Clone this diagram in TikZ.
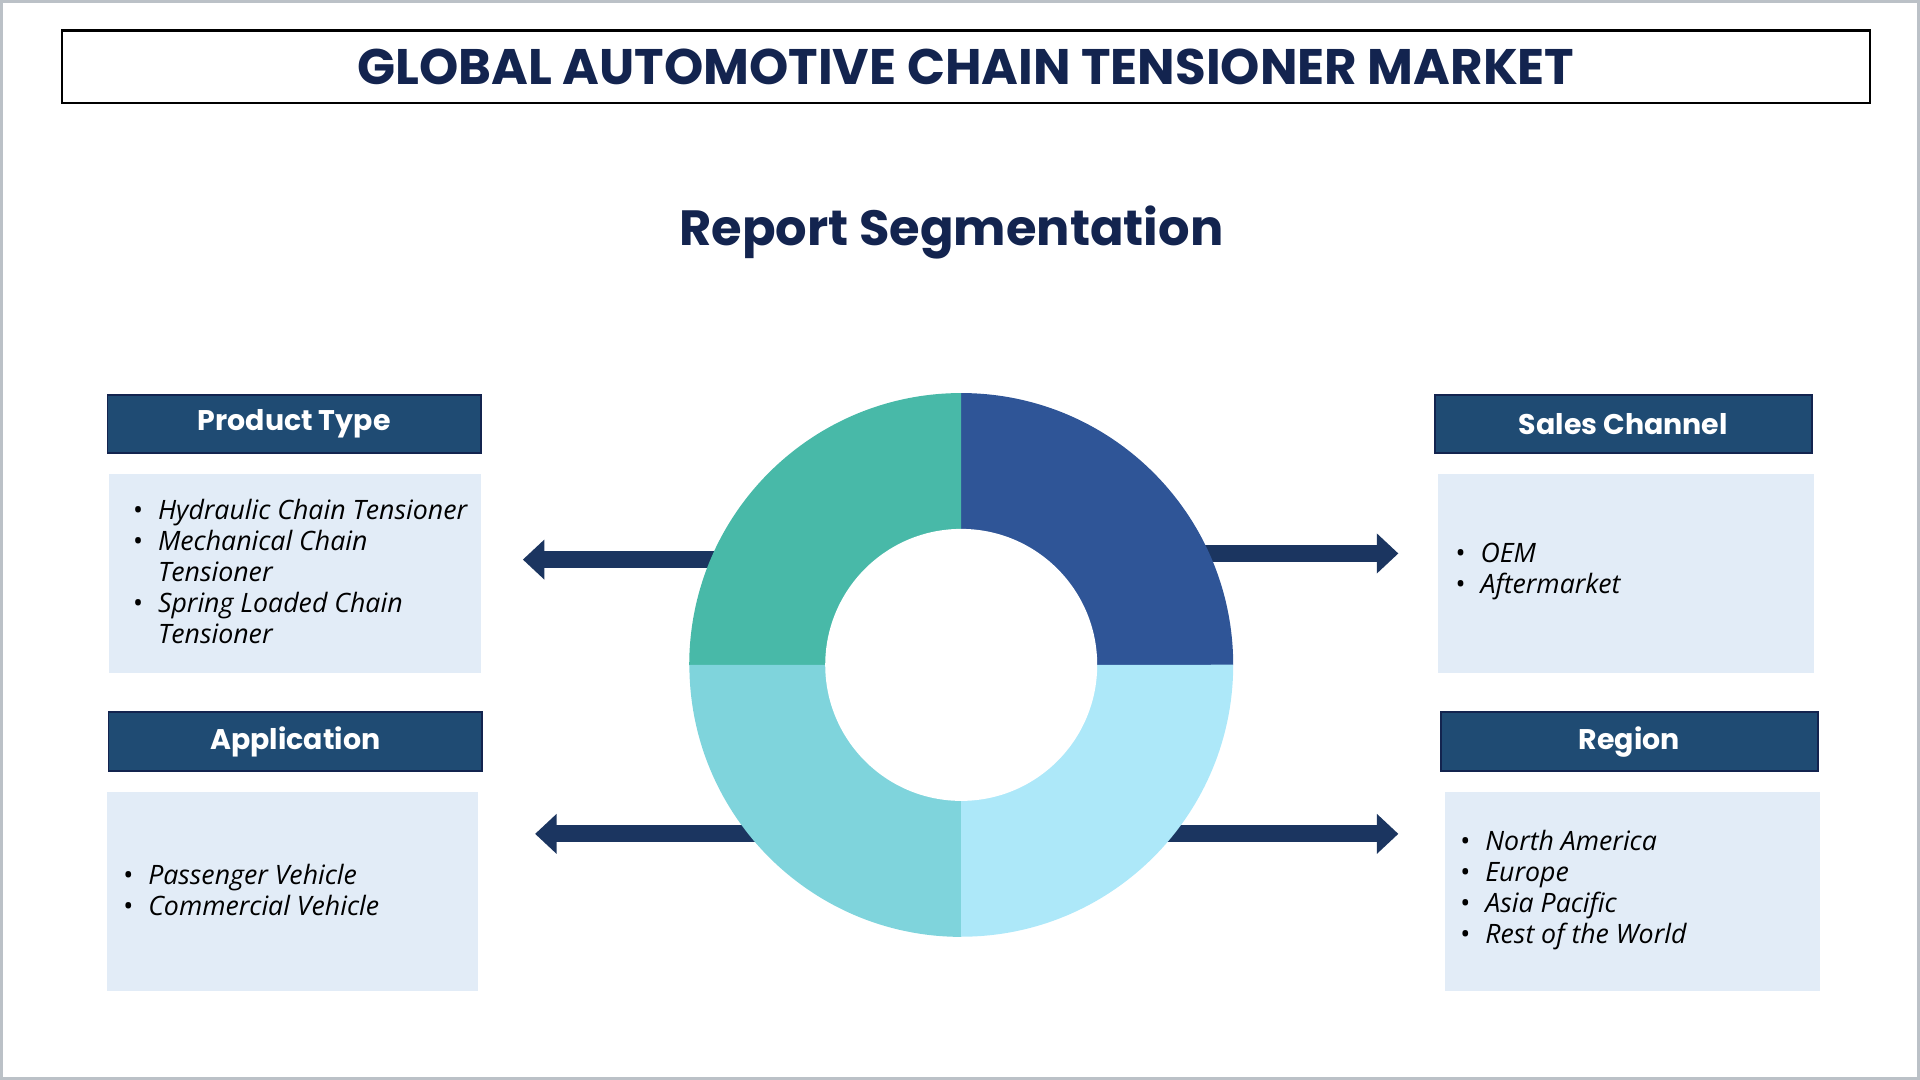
\documentclass[tikz,border=0pt]{standalone}
\usepackage{fontspec}
\setmainfont{Open Sans}
\newfontfamily\headfont{Poppins}
\usepackage{tikz}
\usetikzlibrary{arrows.meta}
\definecolor{navy}{HTML}{13244F}
\definecolor{headblue}{HTML}{1F4B73}
\definecolor{paleblue}{HTML}{E2ECF7}
\definecolor{arrowblue}{HTML}{1B3560}
\definecolor{qone}{HTML}{2F5597}
\definecolor{qtwo}{HTML}{48B9A8}
\definecolor{qthree}{HTML}{7FD4DC}
\definecolor{qfour}{HTML}{ADE8F9}
\tikzset{
  headbox/.style={draw=navy, fill=headblue, text=white, font=\headfont\fontsize{6.6}{8}\selectfont\bfseries, anchor=north west, inner sep=0pt},
  listbox/.style={fill=paleblue, anchor=north west, inner sep=0pt},
  listtext/.style={align=left, anchor=west, font=\fontsize{6.2}{7.2}\selectfont\itshape, inner sep=0pt},
  segarrow/.style={draw=arrowblue, line width=4pt, -{Triangle[length=5pt,width=9pt]}},
}
\newcommand{\bul}{\makebox[5.8pt][l]{\upshape\textbullet}}
\begin{document}
\begin{tikzpicture}[x=0.01cm, y=-0.01cm]
\useasboundingbox (0,0) rectangle (1568,882);
\draw[draw=paleblue!60!gray, line width=0.6pt] (1,1) rectangle (1567,881);
% title
\node[draw=black, line width=0.5pt, minimum width=1476*0.01cm, minimum height=59*0.01cm, anchor=north west, inner sep=0pt,
  font=\headfont\fontsize{11.6}{12}\selectfont\bfseries, text=navy] (title) at (50,24) {GLOBAL AUTOMOTIVE CHAIN TENSIONER MARKET};
\node[font=\headfont\fontsize{11.5}{13}\selectfont\bfseries, text=navy] (report) at (777,190) {Report Segmentation};
% arrows behind the donut
\coordinate (ptend) at (427,457);
\coordinate (scend) at (1142,452);
\coordinate (apend) at (437,681);
\coordinate (rgend) at (1142,681);
\draw[segarrow] (785,457) -- (ptend);
\draw[segarrow] (785,452) -- (scend);
\draw[segarrow] (785,681) -- (apend);
\draw[segarrow] (785,681) -- (rgend);
% donut
\coordinate (ctr) at (785,543);
\fill[qone] (ctr) -- (785,321) arc[start angle=90, end angle=0, radius=2.22cm] -- cycle;
\fill[qtwo] (ctr) -- (785,321) arc[start angle=90, end angle=180, radius=2.22cm] -- cycle;
\fill[qthree] (ctr) -- (563,543) arc[start angle=180, end angle=270, radius=2.22cm] -- cycle;
\fill[qfour] (ctr) -- (785,765) arc[start angle=270, end angle=360, radius=2.22cm] -- cycle;
\fill[white] (ctr) circle[radius=1.11cm];
% segment boxes
\node[headbox, minimum width=305*0.01cm, minimum height=47*0.01cm] (pthead) at (87,322) {Product Type};
\node[listbox, minimum width=304*0.01cm, minimum height=163*0.01cm] (ptbox) at (88,386) {};
\node[listtext] (ptlist) at (108,467) {\bul Hydraulic Chain Tensioner\\\bul Mechanical Chain\\\hspace*{5.8pt}Tensioner\\\bul Spring Loaded Chain\\\hspace*{5.8pt}Tensioner};
\node[headbox, minimum width=305*0.01cm, minimum height=48*0.01cm] (aphead) at (88,581) {Application};
\node[listbox, minimum width=303*0.01cm, minimum height=163*0.01cm] (apbox) at (87,646) {};
\node[listtext] (aplist) at (100,727) {\bul Passenger Vehicle\\\bul Commercial Vehicle};
\node[headbox, minimum width=308*0.01cm, minimum height=47*0.01cm] (schead) at (1171,322) {Sales Channel};
\node[listbox, minimum width=307*0.01cm, minimum height=163*0.01cm] (scbox) at (1174,386) {};
\node[listtext] (sclist) at (1188,467) {\bul OEM\\\bul Aftermarket};
\node[headbox, minimum width=308*0.01cm, minimum height=48*0.01cm] (rghead) at (1176,581) {Region};
\node[listbox, minimum width=307*0.01cm, minimum height=163*0.01cm] (rgbox) at (1179,646) {};
\node[listtext] (rglist) at (1192,727) {\bul North America\\\bul Europe\\\bul Asia Pacific\\\bul Rest of the World};
\end{tikzpicture}
\end{document}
- - -
| Exercise prompt |
Quote the listing above in full, except for the pictures.

| The answer |
Clone this diagram in TikZ.
\documentclass[tikz,border=0pt]{standalone}
\usepackage{fontspec}
\setmainfont{Open Sans}
\newfontfamily\headfont{Poppins}
\usepackage{tikz}
\usetikzlibrary{arrows.meta}
\definecolor{navy}{HTML}{13244F}
\definecolor{headblue}{HTML}{1F4B73}
\definecolor{paleblue}{HTML}{E2ECF7}
\definecolor{arrowblue}{HTML}{1B3560}
\definecolor{qone}{HTML}{2F5597}
\definecolor{qtwo}{HTML}{48B9A8}
\definecolor{qthree}{HTML}{7FD4DC}
\definecolor{qfour}{HTML}{ADE8F9}
\tikzset{
  headbox/.style={draw=navy, fill=headblue, text=white, font=\headfont\fontsize{6.6}{8}\selectfont\bfseries, anchor=north west, inner sep=0pt},
  listbox/.style={fill=paleblue, anchor=north west, inner sep=0pt},
  listtext/.style={align=left, anchor=west, font=\fontsize{6.2}{7.2}\selectfont\itshape, inner sep=0pt},
  segarrow/.style={draw=arrowblue, line width=4pt, -{Triangle[length=5pt,width=9pt]}},
}
\newcommand{\bul}{\makebox[5.8pt][l]{\upshape\textbullet}}
\begin{document}
\begin{tikzpicture}[x=0.01cm, y=-0.01cm]
\useasboundingbox (0,0) rectangle (1568,882);
\draw[draw=paleblue!60!gray, line width=0.6pt] (1,1) rectangle (1567,881);
% title
\node[draw=black, line width=0.5pt, minimum width=1476*0.01cm, minimum height=59*0.01cm, anchor=north west, inner sep=0pt,
  font=\headfont\fontsize{11.6}{12}\selectfont\bfseries, text=navy] (title) at (50,24) {GLOBAL AUTOMOTIVE CHAIN TENSIONER MARKET};
\node[font=\headfont\fontsize{11.5}{13}\selectfont\bfseries, text=navy] (report) at (777,190) {Report Segmentation};
% arrows behind the donut
\coordinate (ptend) at (427,457);
\coordinate (scend) at (1142,452);
\coordinate (apend) at (437,681);
\coordinate (rgend) at (1142,681);
\draw[segarrow] (785,457) -- (ptend);
\draw[segarrow] (785,452) -- (scend);
\draw[segarrow] (785,681) -- (apend);
\draw[segarrow] (785,681) -- (rgend);
% donut
\coordinate (ctr) at (785,543);
\fill[qone] (ctr) -- (785,321) arc[start angle=90, end angle=0, radius=2.22cm] -- cycle;
\fill[qtwo] (ctr) -- (785,321) arc[start angle=90, end angle=180, radius=2.22cm] -- cycle;
\fill[qthree] (ctr) -- (563,543) arc[start angle=180, end angle=270, radius=2.22cm] -- cycle;
\fill[qfour] (ctr) -- (785,765) arc[start angle=270, end angle=360, radius=2.22cm] -- cycle;
\fill[white] (ctr) circle[radius=1.11cm];
% segment boxes
\node[headbox, minimum width=305*0.01cm, minimum height=47*0.01cm] (pthead) at (87,322) {Product Type};
\node[listbox, minimum width=304*0.01cm, minimum height=163*0.01cm] (ptbox) at (88,386) {};
\node[listtext] (ptlist) at (108,467) {\bul Hydraulic Chain Tensioner\\\bul Mechanical Chain\\\hspace*{5.8pt}Tensioner\\\bul Spring Loaded Chain\\\hspace*{5.8pt}Tensioner};
\node[headbox, minimum width=305*0.01cm, minimum height=48*0.01cm] (aphead) at (88,581) {Application};
\node[listbox, minimum width=303*0.01cm, minimum height=163*0.01cm] (apbox) at (87,646) {};
\node[listtext] (aplist) at (100,727) {\bul Passenger Vehicle\\\bul Commercial Vehicle};
\node[headbox, minimum width=308*0.01cm, minimum height=47*0.01cm] (schead) at (1171,322) {Sales Channel};
\node[listbox, minimum width=307*0.01cm, minimum height=163*0.01cm] (scbox) at (1174,386) {};
\node[listtext] (sclist) at (1188,467) {\bul OEM\\\bul Aftermarket};
\node[headbox, minimum width=308*0.01cm, minimum height=48*0.01cm] (rghead) at (1176,581) {Region};
\node[listbox, minimum width=307*0.01cm, minimum height=163*0.01cm] (rgbox) at (1179,646) {};
\node[listtext] (rglist) at (1192,727) {\bul North America\\\bul Europe\\\bul Asia Pacific\\\bul Rest of the World};
\end{tikzpicture}
\end{document}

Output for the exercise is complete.